SIOUX CITY, Iowa (KCAU) — Iowa Governor Kim Reynolds signed a bill that would take $133 million from residents’ property tax bills.
The law now leaves cities and counties scrambling to rearrange their budgets along with adjusting for the drop in funds they were expecting. The law is supposed to fix errors from previous property tax bills passed in 2013 and 2021.
In Fall 2022, the legislative service agency found a mistake, where residential property owners were grouped in with multi-residential property owners. In some cases, this caused residential property owners to pay more in taxes. The legislation is intended to fix the unintentional tax increase.
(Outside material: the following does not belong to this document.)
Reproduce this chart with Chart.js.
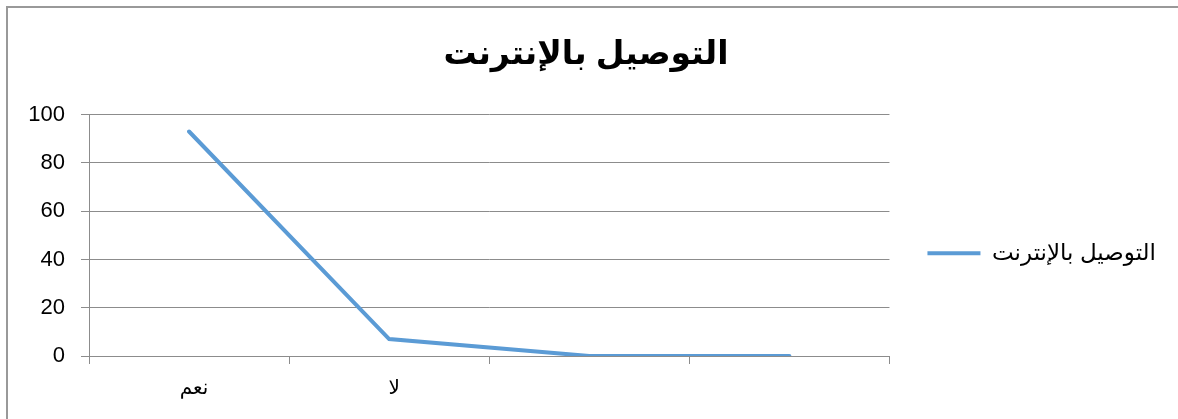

The law will alter the rollback for fiscal year 2023-24.
At Tuesday night’s Woodbury County Board of Supervisors meeting, Matthew Ung said the county will be using money from the reserves to offset this for now.
“And we have those reserves because we have budgeted as a county, according to what we think is right and our multi-year outlook, so it wasn’t the state that built up these reserves that we’re using to fix their mistakes, it was Woodbury County and our board of supervisors, so I don’t want that to be lost on anyone,” said Ung.
Ung said the cost for the county is estimated to be nearly $1 million to the budget. He added that the problem will continue year after year until there’s money to fill the gaps.
Meanwhile, the City of Sioux City’s budgeting process was also affected by the state error. Council members approved a 21.46% increase over the fiscal year 2023 levy.
Mayor Bob Scott said he hopes the city never has to raise property taxes that high. He added that the city does not have the budget that says those taxes will be raised to 21%.
“Totally irresponsible for the state to put us in the position that they have put us in and then we catch the brunt. When the reality is most of this problem is because they can’t even get their numbers right down there and that’s unfortunate, but it’s the truth and they need to do a better job down there, so we know what our base is here,” said Scott.
Scott said he hopes to get the budget somewhere manageable to where it’s at currently.